Nos últimos anos houve um crescimento meteórico da cultura “woke”. Ao contrário de outras modinhas importadas, o nome não pegou aqui no Brasil, mas sua essência sim. E o que é a cultura woke? É aquele engajamento de fancaria, uma disputa interminável pelo posto de maior justiceiro social do pedaço. É o sujeito que escreve “todxs” em vez de “todos”, que amanhece “cancelando” alguma personalidade que falou algo diferente da cartilha do politicamente correto, que milita incansavelmente nas redes sociais. Certamente você conhece o tipo.
Esse comportamento foi rapidamente adotado pelas pessoas que mais vivem de aparência no mundo: atores e atrizes de Hollywood. Não é de hoje que a categoria se utiliza do vasto espaço que detém na imprensa para divulgar discursos fajutos, quando não absolutamente ridículos e descolados da realidade.
Não sou da opinião de que a classe artística não deva se pronunciar sobre política ou qualquer assunto que porventura deseje abordar. Se eles são levados a sério ou não depende de quem recebe a mensagem.
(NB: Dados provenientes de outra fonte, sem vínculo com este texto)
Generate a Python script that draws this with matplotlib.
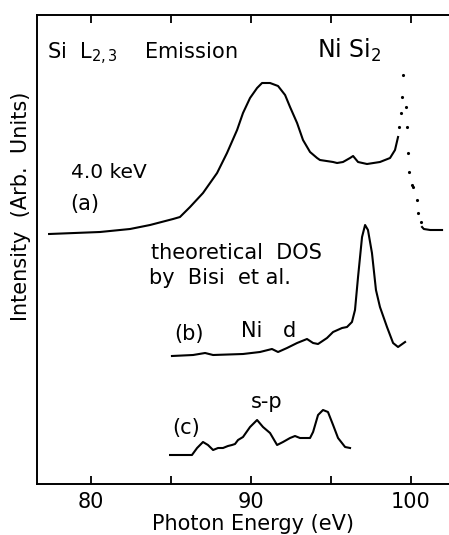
import matplotlib.pyplot as plt
import numpy as np

# curve (a): measured Si L2,3 emission (dense part drawn as a line)
a_x = [77.38, 80.56, 82.44, 83.69, 85.13, 85.56, 86.19, 87.0, 87.88, 88.5,
       89.13, 89.5, 89.94, 90.38, 90.69, 91.19, 91.69, 92.13, 92.44, 92.88,
       93.25, 93.69, 94.13, 94.31, 95.13, 95.38, 95.75, 96.19, 96.38, 96.69,
       97.25, 98.06, 98.69, 99.0, 99.19]
a_y = [250, 252, 255, 259, 265, 267, 277, 291, 311, 331,
       354, 371, 386, 396, 401, 401, 398, 389, 377, 361,
       344, 332, 326, 324, 322, 321, 322, 326, 328, 322,
       320, 322, 326, 334, 347]
# sparse dotted part around the sharp peak
a_dot_x = [99.25, 99.38, 99.44, 99.5, 99.69, 99.75, 99.81, 99.88,
           100.06, 100.1, 100.38, 100.44, 100.6]
a_dot_y = [357, 371, 387, 409, 377, 357, 331, 312,
           299, 297, 284, 271, 262]
a_tail_x = [100.69, 100.8, 101.2, 101.94]
a_tail_y = [257, 255, 254, 254]

# curve (b): theoretical DOS, Ni d
b_x = [85.06, 86.38, 87.13, 87.63, 89.5, 90.56, 91.31, 91.69, 92.25, 92.88,
       93.5, 93.88, 94.19, 94.75, 95.13, 95.69, 96.0, 96.31, 96.5, 96.69,
       96.94, 97.13, 97.31, 97.56, 97.81, 98.06, 98.5, 98.88, 99.19, 99.63]
b_y = [128, 129, 131, 129, 130, 132, 135, 132, 136, 141,
       145, 141, 140, 146, 152, 156, 157, 162, 174, 207,
       247, 259, 254, 231, 194, 177, 157, 141, 137, 142]

# curve (c): theoretical DOS, s-p
c_x = [84.94, 86.31, 86.63, 87.0, 87.31, 87.63, 87.94, 88.25, 88.56, 88.81,
       89.0, 89.19, 89.5, 89.94, 90.38, 90.75, 91.19, 91.63, 92.0, 92.44,
       92.75, 93.06, 93.69, 93.88, 94.19, 94.5, 94.81, 95.13, 95.44, 95.88, 96.19]
c_y = [29, 29, 36, 42, 39, 34, 36, 36, 38, 39,
       40, 44, 47, 57, 64, 57, 51, 39, 42, 46,
       48, 46, 46, 52, 69, 74, 72, 59, 46, 37, 36]

fig = plt.figure(figsize=(4.49, 5.35), dpi=100)
ax = fig.add_axes([37 / 449, 1 - 484 / 535, 1 - 37 / 449, 469 / 535])

ax.plot(a_x, a_y, color='black', lw=1.5)
ax.plot(a_dot_x, a_dot_y, 'k.', ms=2.5)
ax.plot(a_tail_x, a_tail_y, color='black', lw=1.5)
ax.plot(b_x, b_y, color='black', lw=1.5)
ax.plot(c_x, c_y, color='black', lw=1.5)

ax.set_xlim(76.625, 102.375)
ax.set_ylim(0, 469)
ax.spines['right'].set_visible(False)
for s in ['left', 'top', 'bottom']:
    ax.spines[s].set_linewidth(1.4)

ax.set_xticks([80, 85, 90, 95, 100])
ax.set_xticklabels(['80', '', '90', '', '100'])
ax.tick_params(axis='x', direction='in', top=True, length=6, width=1.3,
               labelsize=15, pad=6)
ax.set_yticks([])

def px(x, y, s, **kw):
    fig.text(x / 449, 1 - y / 535, s, va='center', **kw)

px(253, 524, 'Photon Energy (eV)', fontsize=15, ha='center')
px(21, 206, 'Intensity  (Arb.  Units)', rotation=90, ha='center', fontsize=15)

px(47, 54, r'Si  L$_{2,3}$    Emission', fontsize=15)
px(317, 50, r'Ni Si$_2$', fontsize=17)
px(71, 172, '4.0 keV', fontsize=14.5)
px(70, 204, '(a)', fontsize=15)
px(151, 253, 'theoretical  DOS', fontsize=15)
px(149, 278, 'by  Bisi  et al.', fontsize=15)
px(174, 334, '(b)', fontsize=15)
px(241, 331, 'Ni', fontsize=15)
px(283, 331, 'd', fontsize=15)
px(251, 402, 's-p', fontsize=15)
px(172, 428, '(c)', fontsize=15)

fig.savefig('out.png', dpi=100)
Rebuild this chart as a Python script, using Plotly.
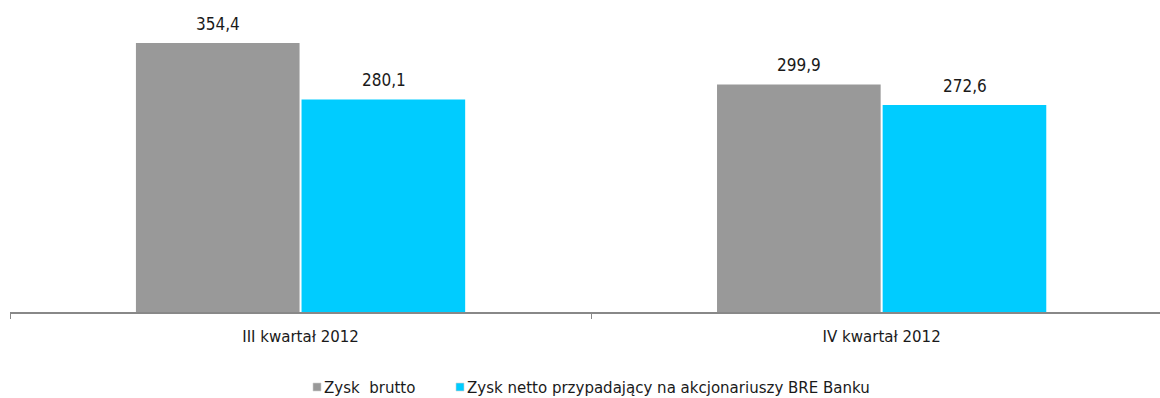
import plotly.graph_objects as go

# Quarterly profit, PLN m
categories = ["III kwartał 2012", "IV kwartał 2012"]
zysk_brutto = [354.4, 299.9]
zysk_netto = [280.1, 272.6]
series_names = ["Zysk  brutto", "Zysk netto przypadający na akcjonariuszy BRE Banku"]
series_colors = ["#999999", "#00CCFF"]

FONT = "DejaVu Sans Condensed, DejaVu Sans, sans-serif"
TEXT = "#1a1a1a"

# pixel geometry of the plot area
L, T, B, W, H = 10, 10, 86, 1160, 398
PW, PH = W - L, H - T - B
BAR_OFFSET = 83  # px from category centre to each bar centre


def fmt(v):
    return f"{v:.1f}".replace(".", ",")


fig = go.Figure()
for name, vals, color in zip(series_names, [zysk_brutto, zysk_netto], series_colors):
    fig.add_trace(go.Bar(
        x=categories, y=vals, name=name,
        marker=dict(color=color, line=dict(width=0)),
        showlegend=False,
    ))

# value labels above bars
for vals, sign in zip([zysk_brutto, zysk_netto], [-1, 1]):
    for cat, v in zip(categories, vals):
        fig.add_annotation(
            x=cat, y=v, text=fmt(v), showarrow=False,
            xanchor="center", yanchor="bottom", xshift=sign * BAR_OFFSET, yshift=7,
            font=dict(size=17, color=TEXT, family=FONT),
        )

# legend: small square swatch followed by the series name
legend_x = [313, 456]
for name, color, px in zip(series_names, series_colors, legend_x):
    x0 = (px - L) / PW
    x1 = (px + 8 - L) / PW
    fig.add_shape(type="rect", xref="paper", yref="paper",
                  x0=x0, x1=x1, y0=(T + PH - 391) / PH, y1=(T + PH - 383) / PH,
                  fillcolor=color, line=dict(color="#d0d0d0", width=0.6))
    fig.add_annotation(xref="paper", yref="paper", x=(px + 9 - L) / PW,
                       y=(T + PH - 387) / PH, text=name, showarrow=False,
                       xanchor="left", yanchor="middle",
                       font=dict(size=16.7, color=TEXT, family=FONT))

fig.update_layout(
    width=W, height=H,
    margin=dict(l=L, r=0, t=T, b=B),
    paper_bgcolor="white", plot_bgcolor="white",
    barmode="group", bargap=0.43, bargroupgap=0.012,
    font=dict(family=FONT, size=16, color=TEXT),
    showlegend=False,
    xaxis=dict(range=[-0.5, 1.479], showline=True, linecolor="#888888", linewidth=2,
               ticks="outside", tickson="boundaries", ticklen=5, tickcolor="#888888",
               ticklabelstandoff=8,
               tickfont=dict(size=16.7, family=FONT, color=TEXT), showgrid=False),
    yaxis=dict(range=[0, PH / 0.759], visible=False, showgrid=False, zeroline=False),
)

fig.write_html("out.html")
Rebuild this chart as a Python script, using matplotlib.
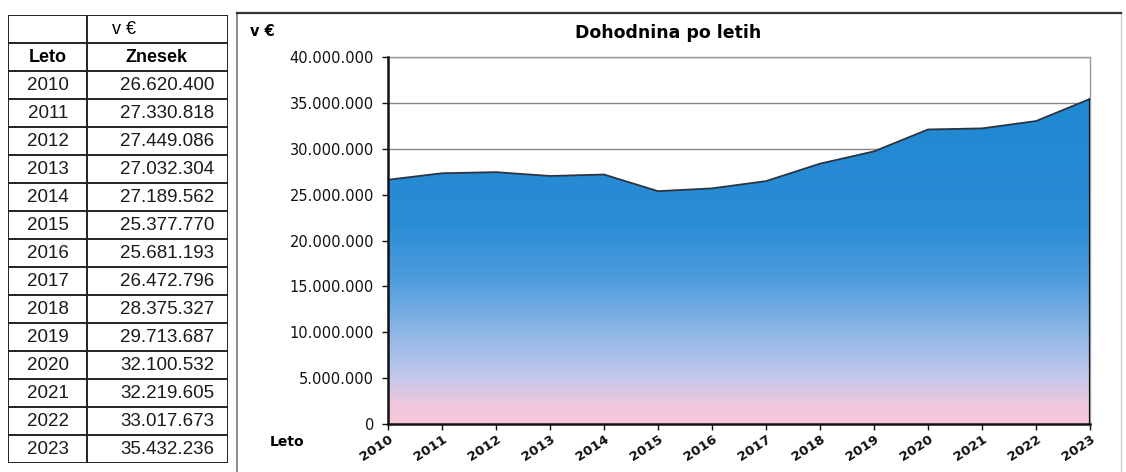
import numpy as np
import matplotlib.pyplot as plt
from matplotlib.colors import LinearSegmentedColormap
from matplotlib.patches import Polygon
from matplotlib.ticker import FuncFormatter

# podatki
leta = [2010, 2011, 2012, 2013, 2014, 2015, 2016, 2017, 2018, 2019, 2020, 2021, 2022, 2023]
znesek = [26620400, 27330818, 27449086, 27032304, 27189562, 25377770, 25681193,
          26472796, 28375327, 29713687, 32100532, 32219605, 33017673, 35432236]
y_ticks = [0, 5000000, 10000000, 15000000, 20000000, 25000000, 30000000, 35000000, 40000000]


def fmt_num(v):
    return f'{int(v):,}'.replace(',', '.')


W, H = 1126, 472
fig = plt.figure(figsize=(W / 100, H / 100), dpi=100)
fig.patch.set_facecolor('white')

# ---- tabela na levi ----
tab = fig.add_axes([8 / W, 1 - 463 / H, 220 / W, 448 / H])
tab.set_xlim(0, 220)
tab.set_ylim(448, 0)
tab.axis('off')
row_h = 28
n_rows = len(leta) + 2
for i in range(n_rows + 1):
    tab.plot([0, 220], [i * row_h, i * row_h], color='#222222', lw=1.4)
for xv in [0, 79, 220]:
    tab.plot([xv, xv], [0, n_rows * row_h], color='#222222', lw=1.4)
tf = ['Liberation Sans', 'DejaVu Sans']
tab.text(104, row_h * 0.5, 'v €', ha='left', va='center', fontsize=13, family=tf)
tab.text(40, row_h * 1.5, 'Leto', ha='center', va='center', fontsize=13, fontweight='bold', family=tf)
tab.text(149, row_h * 1.5, 'Znesek', ha='center', va='center', fontsize=13, fontweight='bold', family=tf)
for i, (l, z) in enumerate(zip(leta, znesek)):
    yc = row_h * (i + 2.5)
    tab.text(40, yc, str(l), ha='center', va='center', fontsize=13.5, family=tf, color='#1a1a1a')
    tab.text(206, yc, fmt_num(z), ha='right', va='center', fontsize=13.5, family=tf, color='#1a1a1a')

# ---- okvir grafa ----
frame = fig.add_axes([0, 0, 1, 1])
frame.set_xlim(0, W)
frame.set_ylim(H, 0)
frame.axis('off')
frame.plot([237, 237], [13, H], color='#777777', lw=1.2)
frame.plot([1121, 1121], [13, H], color='#cccccc', lw=1.0)
frame.plot([237, 1121], [13, 13], color='#333333', lw=1.6)

# ---- graf ----
ax = fig.add_axes([388 / W, 1 - 424 / H, 702 / W, 367 / H])
ax.set_xlim(leta[0], leta[-1])
ax.set_ylim(0, 40000000)

cmap = LinearSegmentedColormap.from_list('grad', [
    (0.0, '#f7c8da'), (0.05, '#f0c6dc'), (0.12, '#c6c8ea'), (0.25, '#8db6e6'),
    (0.40, '#4b9cdc'), (0.55, '#2a8cd5'), (1.0, '#1c86d1')])
grad = np.linspace(0, 1, 256).reshape(-1, 1)
img = ax.imshow(grad, cmap=cmap, origin='lower', aspect='auto',
                extent=[leta[0], leta[-1], 0, 40000000], zorder=2)
verts = [(leta[0], 0)] + list(zip(leta, znesek)) + [(leta[-1], 0)]
poly = Polygon(verts, closed=True, facecolor='none', edgecolor='none', transform=ax.transData)
ax.add_patch(poly)
img.set_clip_path(poly)
ax.plot(leta, znesek, color='#2b3440', lw=1.3, zorder=3)
ax.plot([leta[-1], leta[-1]], [0, znesek[-1]], color='#111111', lw=1.6, zorder=3)

ax.set_yticks(y_ticks)
ax.yaxis.set_major_formatter(FuncFormatter(lambda v, p: fmt_num(v)))
ax.set_xticks(leta)
ax.grid(axis='y', color='#888888', lw=1.0, zorder=1)
ax.set_axisbelow(True)
for s in ['top', 'right']:
    ax.spines[s].set_color('#999999')
    ax.spines[s].set_linewidth(1.0)
for s in ['left', 'bottom']:
    ax.spines[s].set_color('#111111')
    ax.spines[s].set_linewidth(1.8)
    ax.spines[s].set_zorder(4)
ax.tick_params(axis='y', length=4, width=1, pad=6, labelsize=10.5, colors='#111111')
ax.tick_params(axis='x', length=4, width=1, pad=2, labelsize=9.5, colors='#111111')
for t in ax.get_xticklabels():
    t.set_rotation(33)
    t.set_ha('right')
    t.set_va('top')
    t.set_rotation_mode('anchor')
    t.set_fontweight('bold')

fig.text(250 / W, 1 - 32 / H, 'v €', ha='left', va='center', fontsize=10.5, fontweight='bold')
fig.text(668 / W, 1 - 33 / H, 'Dohodnina po letih', ha='center', va='center', fontsize=12.5, fontweight='bold')
fig.text(270 / W, 1 - 442 / H, 'Leto', ha='left', va='center', fontsize=10, fontweight='bold')

fig.savefig('out.png', dpi=100, facecolor='white')
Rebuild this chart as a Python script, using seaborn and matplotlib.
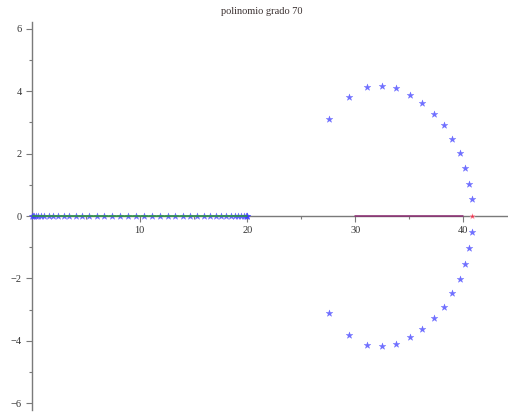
import matplotlib
matplotlib.use("Agg")
import matplotlib.pyplot as plt
import seaborn as sns
import pandas as pd
from matplotlib.ticker import MultipleLocator


# real roots clustered on [0, 20]
real_roots = [0.007, 0.063, 0.174, 0.341, 0.561, 0.835, 1.159, 1.533, 1.955, 2.421,
              2.929, 3.476, 4.062, 4.680, 5.327, 6.000, 6.697, 7.412, 8.141, 8.880,
              9.626, 10.374, 11.120, 11.859, 12.588, 13.303, 14.000, 14.673, 15.320,
              15.938, 16.524, 17.071, 17.579, 18.045, 18.467, 18.841, 19.165, 19.439,
              19.659, 19.826, 19.937, 19.993]

# complex roots on the right (upper half, then lower half)
arc_re = [27.59, 29.42, 31.06, 32.46, 33.83, 35.11, 36.25, 37.31, 38.21, 39.02,
          39.70, 40.20, 40.61, 40.82]
arc_im_up = [3.12, 3.82, 4.12, 4.18, 4.10, 3.89, 3.63, 3.28, 2.91, 2.48,
             2.03, 1.55, 1.04, 0.54]
arc_im_down = [-3.12, -3.82, -4.12, -4.17, -4.10, -3.89, -3.63, -3.28, -2.92, -2.48,
               -2.02, -1.54, -1.04, -0.50]

red_root = (40.86, 0.0)
green_seg = [0, 20]
purple_seg = [30, 40]

sns.set_theme(style="white")
plt.rcParams['font.family'] = ['Liberation Serif', 'DejaVu Serif']

roots = pd.DataFrame({
    "re": real_roots + arc_re + arc_re,
    "im": [0.0] * len(real_roots) + arc_im_up + arc_im_down,
})

fig = plt.figure(figsize=(5.08, 4.12), dpi=100)
ax = fig.add_axes([32 / 508, 2 / 412, 475 / 508, 388 / 412])

sns.scatterplot(data=roots, x="re", y="im", marker="*", s=26, color="#3535ff",
                alpha=0.7, linewidth=0.3, edgecolor="#5050ff", ax=ax,
                clip_on=False, zorder=3)
sns.lineplot(x=green_seg, y=[0, 0], color="#2e9a3a", lw=1.1, ax=ax, zorder=4)
sns.lineplot(x=purple_seg, y=[0, 0], color="#8a2a70", lw=1.1, ax=ax, zorder=4)
sns.scatterplot(x=[red_root[0]], y=[red_root[1]], marker="*", s=26, color="#ff2040",
                alpha=0.8, linewidth=0.3, ax=ax, zorder=5, clip_on=False)

ax.set_xlim(0, 44.1)
ax.set_ylim(-6.22, 6.22)

for side in ["top", "right"]:
    ax.spines[side].set_visible(False)
ax.spines["left"].set_position(("data", 0))
ax.spines["bottom"].set_position(("data", 0))
for side in ["left", "bottom"]:
    ax.spines[side].set_color("#7a7a7a")
    ax.spines[side].set_linewidth(1.0)

ax.xaxis.set_major_locator(MultipleLocator(10))
ax.xaxis.set_minor_locator(MultipleLocator(5))
ax.yaxis.set_major_locator(MultipleLocator(2))
ax.yaxis.set_minor_locator(MultipleLocator(1))
ax.set_xticks([10, 20, 30, 40])
ax.set_yticks([-6, -4, -2, 0, 2, 4, 6])
ax.tick_params(which="both", bottom=True, left=True, top=False, right=False)
ax.tick_params(which="major", direction="out", length=4, width=0.8, color="#7a7a7a",
               labelsize=7.5, labelcolor="#333333", pad=3.5)
ax.tick_params(which="minor", direction="out", length=2.5, width=0.8, color="#7a7a7a")
ax.set_xlabel("")
ax.set_ylabel("")

fig.text(262 / 508, 1 - 12 / 412, "polinomio grado 70", ha="center", va="center",
         fontsize=7.5, color="#3a3030")

fig.savefig("out.png", dpi=100)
Se um ator se investe de uma falsa autoridade para falar das mudanças climáticas ou política externa, por exemplo, é opção de quem o escuta dar crédito ou não a ele.
É fato, também, que muitos deles, ao fazer tais discursos engajados, se colocam numa posição de superioridade moral, como se estivessem ensinando a nós, reles mortais, como deveríamos viver. Em sua maioria milionários, agem como uma elite escolhida para iluminar o caminho da humanidade. Não é só em Hollywood, evidentemente, que esse comportamento ganhou força (alô, Caetano Veloso, Gregório Duvivier e cia). Mas foi em Hollywood, neste domingo, durante a premiação do Globo de Ouro, que foram obrigados a ouvir o mais duro discurso destruindo a hipocrisia reinante.
O comediante inglês Ricky Gervais (o cara que inventou a genial série ‘The Office’) apresentou a premiação pela quinta vez e fez um monólogo de abertura destruidor. Aqui vai um trecho:
“A Apple entrou no jogo da TV [por streaming] com The Morning Show, um soberbo drama sobre a importância da dignidade e de fazer o que é certo, feito por uma empresa que explora trabalhadores na China. Bem, vocês dizem que são conscientes, mas as empresas para as quais vocês trabalham são inacreditáveis. Apple, Amazon, Disney. Se o Estado Islâmico criasse um serviço de streaming, vocês ligariam para o seu agente, não?
Portanto, se você ganhar um prêmio hoje à noite, não o use como plataforma para fazer um discurso político. Você não está em posição de dar uma palestra ao público sobre qualquer coisa. Você não sabe nada sobre o mundo real. A maioria de vocês passou menos tempo na escola do que a Greta Thunberg.”
A despeito do aviso prévio de Gervais, a atriz Michelle Williams, vencedora do prêmio de melhor atriz de minissérie, usou seu tempo para, mesmo grávida, dizer que não teria chegado tão longe na carreira se não tivesse abortado.
“Eu não teria sido capaz de fazer isso sem empregar o direito de uma mulher de escolher, de escolher quando ter meus filhos e com quem”, afirmou, enquanto outra atriz ferrenha defensora do aborto, Busy Phillips, era filmada na plateia forçando um choro tão falso que não faria feio no Framboesa de Ouro.
O momento hipocrisia, no entanto, só serviu para reforçar o que Gervais disse na abertura do prêmio. Subir ao palco para defender a morte de bebês mostra como a classe artística não têm estofo moral para estabelecer como o resto da população deve viver. Atores falam em direitos humanos, mas não têm coragem de apontar o dedo para a ditadura comunista de Xi Jinping por medo de perder o financiamento das empresas chinesas e a crescente bilheteria.
Uma das primeiras mulheres a denunciar a podridão dos bastidores de Hollywood e dar início ao movimento #MeToo, a atriz Rose McGowan, estuprada por Harvey Weinstein, foi ao twitter no sábado para pedir desculpas ao Irã pela morte do general Qasen Suleimani. Sim, uma difusora do #MeToo pediu desculpas a um país onde mulheres são apedrejadas por motivos torpes.
Este não é, de maneira alguma, um texto contra atores e atrizes. A maioria deles é muito bom no que faz. Alguns dos melhores momentos das nossas vidas se passam no cinema. Mas nem por isso eu acho que o cara que usa fantasia de super-herói e cueca para fora da calça tenha algo de útil para me dizer sobre o modo como devo levar minha vida.
Já passou da hora de todxs cancelarem o discurso ‘woke’.